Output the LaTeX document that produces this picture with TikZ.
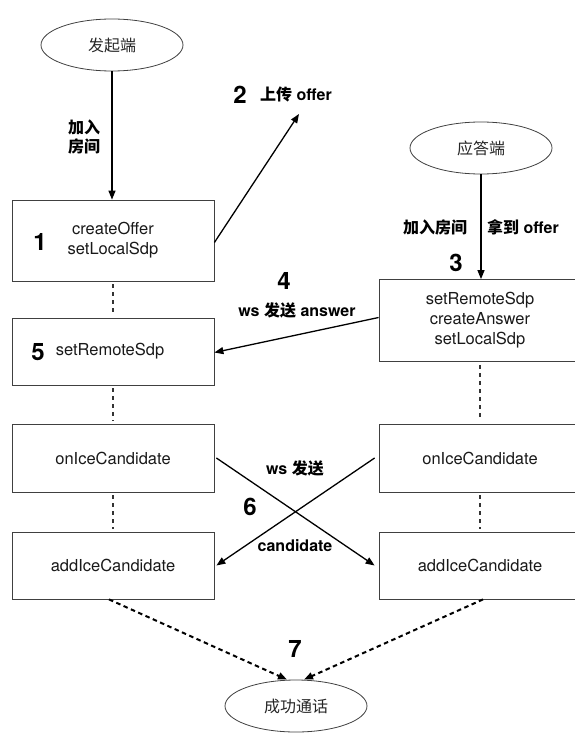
\documentclass[tikz,border=0pt]{standalone}
\usepackage{fontspec}
\setmainfont{TeX Gyre Heros}
\newfontfamily\cjk{Noto Sans CJK SC}
\usetikzlibrary{shapes.geometric,arrows.meta}
\begin{document}
\begin{tikzpicture}[x=1pt,y=-1pt,
  box/.style={draw=black!75,line width=0.8pt,rectangle,minimum width=202pt,inner sep=0pt,
    align=center,font=\fontsize{16.5}{20}\selectfont,text=black!90},
  ell/.style={draw=black!75,line width=0.8pt,ellipse,minimum width=142pt,minimum height=52pt,
    inner sep=0pt,font=\cjk\fontsize{16}{18}\selectfont,text=black!85},
  arr/.style={-{Triangle[length=9pt,width=7pt]},line width=1.3pt},
  dotl/.style={dash pattern=on 4pt off 4pt,line width=1.8pt,black!80,shorten <=3pt,shorten >=3pt},
  dsh/.style={dash pattern=on 4.5pt off 3.5pt,black},
  num/.style={font=\bfseries\fontsize{24}{26}\selectfont},
  lbl/.style={font=\bfseries\fontsize{16}{20}\selectfont,align=center,inner sep=0pt},
]
\useasboundingbox (0,0) rectangle (575,733);

% ellipses
\node[ell] (e1) at (112,45) {发起端};
\node[ell] (e2) at (481,148) {应答端};
\node[ell] (e3) at (296,706) {成功通话};

% left column boxes
\node[box,minimum height=81pt] (b1) at (113,240.5) {createOffer\\setLocalSdp};
\node[box,minimum height=67pt] (b5) at (113,351.5) {\hspace*{-6pt}setRemoteSdp};
\node[box,minimum height=68pt] (lon) at (113,458) {onIceCandidate};
\node[box,minimum height=67pt] (ladd) at (113,565.5) {addIceCandidate};

% right column boxes
\node[box,minimum height=82pt] (b3) at (480,320.5) {setRemoteSdp\\createAnswer\\setLocalSdp};
\node[box,minimum height=68pt] (ron) at (480,458) {onIceCandidate};
\node[box,minimum height=67pt] (radd) at (480,565.5) {addIceCandidate};

% step numbers
\node[num] (n1) at (40,242) {1};
\node[num] (n5) at (38,352) {5};
\node[num] (n2) at (240,95) {2};
\node[num] (n3) at (456,263) {3};
\node[num] (n4) at (284,281) {4};
\node[num] (n6) at (250,507) {6};
\node[num] (n7) at (295,649) {7};

% labels
\node[lbl] (l1) at (84,137) {\cjk 加入\\\cjk 房间};
\node[lbl] (l2) at (296,94) {{\cjk 上传} offer};
\node[lbl] (l3a) at (435,227) {\cjk 加入房间};
\node[lbl] (l3b) at (523,227) {{\cjk 拿到} offer};
\node[lbl] (l4) at (297,310) {ws {\cjk 发送} answer};
\node[lbl] (l6a) at (295,468) {ws {\cjk 发送}};
\node[lbl] (l6b) at (295,546) {candidate};

% arrows
\coordinate (c2) at (299,114);
\draw[arr] (e1.south) -- (e1.south |- b1.north);
\draw[arr] ([yshift=-2pt]b1.east) -- (c2);
\draw[arr] (e2.south) -- (e2.south |- b3.north);
\draw[arr] ([yshift=3pt]b3.west) -- ([yshift=-1pt]b5.east);
\draw[arr] ([xshift=2pt]lon.east) -- ([xshift=-4pt]radd.west);
\draw[arr] ([xshift=-4pt]ron.west) -- ([xshift=2pt]ladd.east);

% dotted links
\draw[dotl] (b1.south) -- (b5.north);
\draw[dotl] (b5.south) -- (lon.north);
\draw[dotl] (lon.south) -- (ladd.north);
\draw[dotl] (b3.south) -- (ron.north);
\draw[dotl] (ron.south) -- (radd.north);

% dashed arrows to the result
\draw[arr,dsh,line width=2pt] ([xshift=-4pt]ladd.south) -- ([xshift=-9pt]e3.north);
\draw[arr,dsh,line width=2pt] ([xshift=3pt]radd.south) -- ([xshift=8pt]e3.north);
\end{tikzpicture}
\end{document}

______

Aim: Transcribe the preceding listing in its entirety and with exact wording, leaving out pictures.

Response for this exercise:
Output the LaTeX document that produces this picture with TikZ.
\documentclass[tikz,border=0pt]{standalone}
\usepackage{fontspec}
\setmainfont{TeX Gyre Heros}
\newfontfamily\cjk{Noto Sans CJK SC}
\usetikzlibrary{shapes.geometric,arrows.meta}
\begin{document}
\begin{tikzpicture}[x=1pt,y=-1pt,
  box/.style={draw=black!75,line width=0.8pt,rectangle,minimum width=202pt,inner sep=0pt,
    align=center,font=\fontsize{16.5}{20}\selectfont,text=black!90},
  ell/.style={draw=black!75,line width=0.8pt,ellipse,minimum width=142pt,minimum height=52pt,
    inner sep=0pt,font=\cjk\fontsize{16}{18}\selectfont,text=black!85},
  arr/.style={-{Triangle[length=9pt,width=7pt]},line width=1.3pt},
  dotl/.style={dash pattern=on 4pt off 4pt,line width=1.8pt,black!80,shorten <=3pt,shorten >=3pt},
  dsh/.style={dash pattern=on 4.5pt off 3.5pt,black},
  num/.style={font=\bfseries\fontsize{24}{26}\selectfont},
  lbl/.style={font=\bfseries\fontsize{16}{20}\selectfont,align=center,inner sep=0pt},
]
\useasboundingbox (0,0) rectangle (575,733);

% ellipses
\node[ell] (e1) at (112,45) {发起端};
\node[ell] (e2) at (481,148) {应答端};
\node[ell] (e3) at (296,706) {成功通话};

% left column boxes
\node[box,minimum height=81pt] (b1) at (113,240.5) {createOffer\\setLocalSdp};
\node[box,minimum height=67pt] (b5) at (113,351.5) {\hspace*{-6pt}setRemoteSdp};
\node[box,minimum height=68pt] (lon) at (113,458) {onIceCandidate};
\node[box,minimum height=67pt] (ladd) at (113,565.5) {addIceCandidate};

% right column boxes
\node[box,minimum height=82pt] (b3) at (480,320.5) {setRemoteSdp\\createAnswer\\setLocalSdp};
\node[box,minimum height=68pt] (ron) at (480,458) {onIceCandidate};
\node[box,minimum height=67pt] (radd) at (480,565.5) {addIceCandidate};

% step numbers
\node[num] (n1) at (40,242) {1};
\node[num] (n5) at (38,352) {5};
\node[num] (n2) at (240,95) {2};
\node[num] (n3) at (456,263) {3};
\node[num] (n4) at (284,281) {4};
\node[num] (n6) at (250,507) {6};
\node[num] (n7) at (295,649) {7};

% labels
\node[lbl] (l1) at (84,137) {\cjk 加入\\\cjk 房间};
\node[lbl] (l2) at (296,94) {{\cjk 上传} offer};
\node[lbl] (l3a) at (435,227) {\cjk 加入房间};
\node[lbl] (l3b) at (523,227) {{\cjk 拿到} offer};
\node[lbl] (l4) at (297,310) {ws {\cjk 发送} answer};
\node[lbl] (l6a) at (295,468) {ws {\cjk 发送}};
\node[lbl] (l6b) at (295,546) {candidate};

% arrows
\coordinate (c2) at (299,114);
\draw[arr] (e1.south) -- (e1.south |- b1.north);
\draw[arr] ([yshift=-2pt]b1.east) -- (c2);
\draw[arr] (e2.south) -- (e2.south |- b3.north);
\draw[arr] ([yshift=3pt]b3.west) -- ([yshift=-1pt]b5.east);
\draw[arr] ([xshift=2pt]lon.east) -- ([xshift=-4pt]radd.west);
\draw[arr] ([xshift=-4pt]ron.west) -- ([xshift=2pt]ladd.east);

% dotted links
\draw[dotl] (b1.south) -- (b5.north);
\draw[dotl] (b5.south) -- (lon.north);
\draw[dotl] (lon.south) -- (ladd.north);
\draw[dotl] (b3.south) -- (ron.north);
\draw[dotl] (ron.south) -- (radd.north);

% dashed arrows to the result
\draw[arr,dsh,line width=2pt] ([xshift=-4pt]ladd.south) -- ([xshift=-9pt]e3.north);
\draw[arr,dsh,line width=2pt] ([xshift=3pt]radd.south) -- ([xshift=8pt]e3.north);
\end{tikzpicture}
\end{document}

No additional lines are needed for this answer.